Myricetin was found in all red wines (11.1–12.8 mg/L) and one white wine (1.6 mg/L). Quercetin was also encountered in all red wines (1.0–15.9 mg/L) and in one white wine (1.7 mg/L). According to German and Walzem, myricetin (2–45 mg/L) and quercetin (5–53) were found only in red wines, the Brazilian values falling within these ranges.
Syringic acid was detected in 7 (4.4–4.9 mg/L) out of 11 red wines and in 1 white wine (1.3 mg/L). The range reported by German and Walzem was 4.2–5.9 mg/L for red wine, in agreement with the data of the present work.
Coumaric acid was greater in blended wines (14.6–19.9); the range in five red wines was 10.0–13.6 mg/L. These ranges agree with that of German and Walzem (7.5–22 mg/L for red wine), but this acid was not detected in six red wines.
The concentration of one of the most important phenolic compounds in wine, resveratrol, ranged from 1.0 to 3.7 mg/L in red wine. The range in blended wines was 0.4–1.4 mg/L; in white wine, only one had resveratrol at a low concentration (0.9 mg/L). Souto et al. 28 found 0.82 to 5.75 mg/L in eight types of Brazilian red wines, in agreement with the values obtained in the present work, slightly higher than the range of German and Walzem (0.1–2.3 mg/L for red wine).
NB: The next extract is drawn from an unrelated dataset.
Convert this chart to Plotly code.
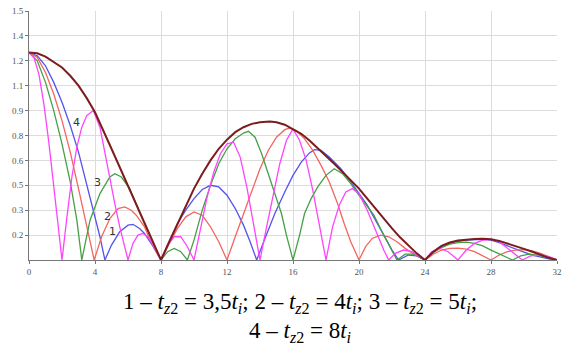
import plotly.graph_objects as go

# ---- data ----
env_x = [0, 0.5, 1, 1.5, 2, 2.5, 3, 3.5, 4, 5, 6, 7, 8,
         8.5, 9, 9.5, 10, 10.5, 11, 11.5, 12, 12.5, 13, 13.5, 14, 14.6, 15, 15.5, 16, 16.5, 17, 17.5,
         18, 18.5, 19, 19.5, 20, 20.5, 21, 21.5, 22, 22.5, 23, 23.5, 24,
         24.5, 25, 25.5, 26, 26.5, 27, 27.5, 28, 28.5, 29, 29.5, 30, 30.5, 31, 31.5, 32]
env_y = [1.25, 1.245, 1.225, 1.195, 1.16, 1.11, 1.05, 0.975, 0.89, 0.67, 0.45, 0.22, 0.0,
         0.11, 0.22, 0.33, 0.43, 0.52, 0.60, 0.67, 0.725, 0.77, 0.80, 0.82, 0.83, 0.835, 0.83, 0.815, 0.79, 0.76, 0.72, 0.675,
         0.63, 0.58, 0.53, 0.48, 0.43, 0.37, 0.31, 0.245, 0.19, 0.135, 0.085, 0.04, 0.0,
         0.05, 0.085, 0.105, 0.117, 0.124, 0.127, 0.128, 0.125, 0.115, 0.10, 0.085, 0.067, 0.05, 0.03, 0.013, 0.0]

c1_x = [0, 0.5, 1, 1.5, 2, 2.5, 3, 3.5, 4, 4.3, 4.6,
        5, 5.5, 6, 6.3, 6.7, 7, 7.5, 8,
        8.5, 9, 9.5, 10, 10.5, 11, 11.5, 12, 12.5, 13, 13.4, 13.8,
        14.3, 14.9, 15.5, 16, 16.5, 17, 17.3, 17.7, 18.2, 18.9, 19.5, 20, 20.5, 21, 21.5, 22, 22.4,
        23, 23.5, 24,
        24.5, 25, 25.5, 26, 26.5, 27, 27.5, 28, 28.5, 29, 29.5, 30, 30.5, 31, 31.5, 32]
c1_y = [1.25, 1.23, 1.17, 1.07, 0.95, 0.81, 0.65, 0.46, 0.26, 0.14, 0.0,
        0.09, 0.17, 0.21, 0.215, 0.19, 0.16, 0.085, 0.0,
        0.11, 0.22, 0.30, 0.37, 0.425, 0.45, 0.44, 0.39, 0.31, 0.21, 0.11, 0.0,
        0.13, 0.28, 0.41, 0.51, 0.59, 0.645, 0.665, 0.66, 0.62, 0.55, 0.47, 0.40, 0.33, 0.24, 0.15, 0.06, 0.0,
        0.03, 0.025, 0.0,
        0.045, 0.08, 0.10, 0.113, 0.12, 0.124, 0.125, 0.12, 0.105, 0.085, 0.065, 0.048, 0.03, 0.017, 0.007, 0.0]

c2_x = [0, 0.5, 1, 1.5, 2, 2.5, 3, 3.5, 3.95,
        4.4, 4.9, 5.4, 5.8, 6.2, 6.5, 7, 7.3, 7.7, 8,
        8.5, 9, 9.5, 10, 10.5, 11, 11.5, 12,
        12.5, 13, 13.5, 14, 14.5, 15, 15.5, 15.8, 16.2, 16.7, 17.2, 17.7, 18.2, 18.7, 19.1, 19.5, 20,
        20.4, 20.8, 21.3, 21.8, 22.3, 22.8, 23.4, 24,
        24.5, 25, 25.5, 26, 26.5, 27, 27.5, 28, 28.5, 29, 29.5, 30, 30.5, 31, 31.5, 32]
c2_y = [1.25, 1.22, 1.13, 1.00, 0.84, 0.65, 0.43, 0.21, 0.0,
        0.14, 0.25, 0.31, 0.32, 0.30, 0.27, 0.20, 0.13, 0.05, 0.0,
        0.10, 0.19, 0.26, 0.29, 0.27, 0.20, 0.11, 0.0,
        0.14, 0.28, 0.42, 0.55, 0.66, 0.74, 0.785, 0.795, 0.78, 0.73, 0.66, 0.57, 0.47, 0.34, 0.22, 0.11, 0.0,
        0.08, 0.13, 0.15, 0.14, 0.11, 0.07, 0.03, 0.0,
        0.035, 0.06, 0.07, 0.072, 0.065, 0.05, 0.025, 0.0, 0.03, 0.05, 0.06, 0.062, 0.055, 0.04, 0.02, 0.0]

c3_x = [0, 0.5, 1, 1.5, 2, 2.5, 2.9, 3.2,
        3.7, 4.3, 4.9, 5.2, 5.6, 6.1, 7, 8,
        8.4, 8.8, 9.2, 9.6,
        10, 10.5, 11, 11.5, 12, 12.5, 13, 13.3, 13.7, 14.1, 14.5, 14.9, 15.3, 15.6, 16,
        16.4, 16.7, 17.1, 17.5, 18, 18.5, 19, 19.5, 20, 20.5, 20.9, 21.4, 21.9, 22.3,
        22.8, 23.3, 24,
        24.5, 25, 25.5, 26, 26.5, 27, 27.5, 28, 28.5, 29, 29.3, 29.8, 30.3, 30.8, 31.4, 32]
c3_y = [1.25, 1.20, 1.07, 0.90, 0.70, 0.47, 0.24, 0.0,
        0.24, 0.40, 0.50, 0.52, 0.50, 0.43, 0.22, 0.0,
        0.05, 0.07, 0.05, 0.0,
        0.12, 0.30, 0.45, 0.58, 0.67, 0.73, 0.765, 0.775, 0.74, 0.64, 0.52, 0.40, 0.28, 0.15, 0.0,
        0.15, 0.28, 0.37, 0.44, 0.51, 0.55, 0.52, 0.46, 0.39, 0.32, 0.27, 0.17, 0.07, 0.0,
        0.035, 0.035, 0.0,
        0.045, 0.075, 0.095, 0.105, 0.108, 0.10, 0.085, 0.06, 0.035, 0.012, 0.0, 0.025, 0.035, 0.03, 0.015, 0.0]

c4_x = [0, 0.3, 0.6, 0.9, 1.2, 1.5, 1.8, 2.0,
        2.3, 2.6, 2.9, 3.2, 3.5, 3.9, 4.3, 4.6, 4.9, 5.2, 5.5, 6.0,
        6.3, 6.6, 6.9, 7.2, 7.6, 8,
        8.4, 8.8, 9.2, 9.6, 10,
        10.4, 10.8, 11.2, 11.6, 12.0, 12.4, 12.8, 13.2, 13.6, 14,
        14.4, 14.8, 15.2, 15.6, 16, 16.4, 16.8, 17.2, 17.6, 18,
        18.4, 18.8, 19.2, 19.6, 20, 20.5, 21, 21.5, 21.8,
        22.2, 22.7, 23.2, 23.6, 24,
        24.4, 24.9, 25.4, 26, 26.5, 27, 27.5, 28, 28.5, 29, 29.5, 29.9, 30.4, 31, 31.5, 32]
c4_y = [1.25, 1.22, 1.12, 0.94, 0.71, 0.45, 0.19, 0.0,
        0.26, 0.50, 0.68, 0.80, 0.87, 0.90, 0.80, 0.64, 0.48, 0.34, 0.20, 0.0,
        0.10, 0.15, 0.16, 0.14, 0.08, 0.0,
        0.09, 0.14, 0.14, 0.08, 0.0,
        0.18, 0.38, 0.53, 0.64, 0.70, 0.71, 0.62, 0.44, 0.22, 0.0,
        0.20, 0.40, 0.58, 0.72, 0.79, 0.72, 0.60, 0.42, 0.22, 0.0,
        0.20, 0.33, 0.41, 0.43, 0.40, 0.30, 0.18, 0.06, 0.0,
        0.04, 0.06, 0.05, 0.025, 0.0,
        0.05, 0.07, 0.05, 0.0, 0.06, 0.10, 0.12, 0.125, 0.11, 0.07, 0.03, 0.0, 0.025, 0.03, 0.02, 0.0]

y_tickvals = [0.15, 0.3, 0.45, 0.6, 0.75, 0.9, 1.05, 1.2, 1.35, 1.5]
y_ticktext = ["0.2", "0.3", "0.5", "0.6", "0.8", "0.9", "1.1", "1.2", "1.4", "1.5"]
x_tickvals = [0, 4, 8, 12, 16, 20, 24, 28, 32]

curve_labels = ["1", "2", "3", "4"]
label_x = [5.07, 4.75, 4.14, 2.9]
label_y = [0.17, 0.265, 0.466, 0.83]

caption_1 = ("1 – <i>t</i><sub><i>z</i>2</sub> = 3,5<i>t<sub>i</sub></i>; "
             "2 – <i>t</i><sub><i>z</i>2</sub> = 4<i>t<sub>i</sub></i>; "
             "3 – <i>t</i><sub><i>z</i>2</sub> = 5<i>t<sub>i</sub></i>;")
caption_2 = "4 – <i>t</i><sub><i>z</i>2</sub> = 8<i>t<sub>i</sub></i>"

fig = go.Figure()
series = [
    (c1_x, c1_y, "#5353ee", 1.3),
    (c2_x, c2_y, "#f2665f", 1.3),
    (c3_x, c3_y, "#45a045", 1.3),
    (c4_x, c4_y, "#ff44ff", 1.3),
    (env_x, env_y, "#7d1c1c", 2.0),
]
for xs, ys, col, w in series:
    fig.add_trace(go.Scatter(x=xs, y=ys, mode="lines",
                             line=dict(color=col, width=w), showlegend=False,
                             hoverinfo="skip"))

for t, lx, ly in zip(curve_labels, label_x, label_y):
    fig.add_annotation(x=lx, y=ly, xref="x", yref="y", text=t, showarrow=False,
                       font=dict(family="DejaVu Sans", size=11, color="#333333"))

serif = "Liberation Serif"
fig.add_annotation(x=0.513, y=-0.173, xref="paper", yref="paper", text=caption_1,
                   showarrow=False, xanchor="center", yanchor="middle",
                   font=dict(family=serif, size=23, color="black"))
fig.add_annotation(x=0.513, y=-0.29, xref="paper", yref="paper", text=caption_2,
                   showarrow=False, xanchor="center", yanchor="middle",
                   font=dict(family=serif, size=23, color="black"))

fig.update_layout(
    width=562, height=343,
    margin=dict(l=29, r=5, t=11, b=83, autoexpand=False),
    paper_bgcolor="white", plot_bgcolor="white",
    xaxis=dict(range=[0, 32], tickvals=x_tickvals, showgrid=True, gridcolor="#dcdcdc",
               gridwidth=1, zeroline=False, showline=True, linecolor="#777777", linewidth=1,
               ticks="outside", ticklen=3, tickcolor="#777777",
               tickfont=dict(family=serif, size=9, color="#555555")),
    yaxis=dict(range=[0, 1.5], tickvals=y_tickvals, ticktext=y_ticktext, showgrid=True,
               gridcolor="#dcdcdc", gridwidth=1, zeroline=False, showline=True,
               linecolor="#777777", linewidth=1, ticks="outside", ticklen=3,
               tickcolor="#777777",
               tickfont=dict(family=serif, size=9, color="#555555")),
)

fig.write_html("out.html", config={"displayModeBar": False},
               post_script="document.body.style.margin='0';document.body.style.overflow='hidden';")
For catechin, the red wines had a range of 44.3–183.2 mg/L, while the white wines had 13.6–23.4 mg/L. The ranges in German and Walsem were 27–191 mg/L for the former and 3–35 mg/L for the latter. Rutin had a range of 12.5–32.4 mg/L in Brazilian red wines, higher than the range of German and Walzem of 0.5–10.8 mg/L. This compound was not detected in white wine by German and Walzem; it was found in two Brazilian white wines at 8.9 and 3.2 mg/L. Kaempferol had only one value in German and Walzen's table for red wine: 18 mg/L, which is within the range encountered in the present study of 12.1–19.2 mg/L for nine red wines, not being found in two red wines. In both work, this compound was not detected in white wine.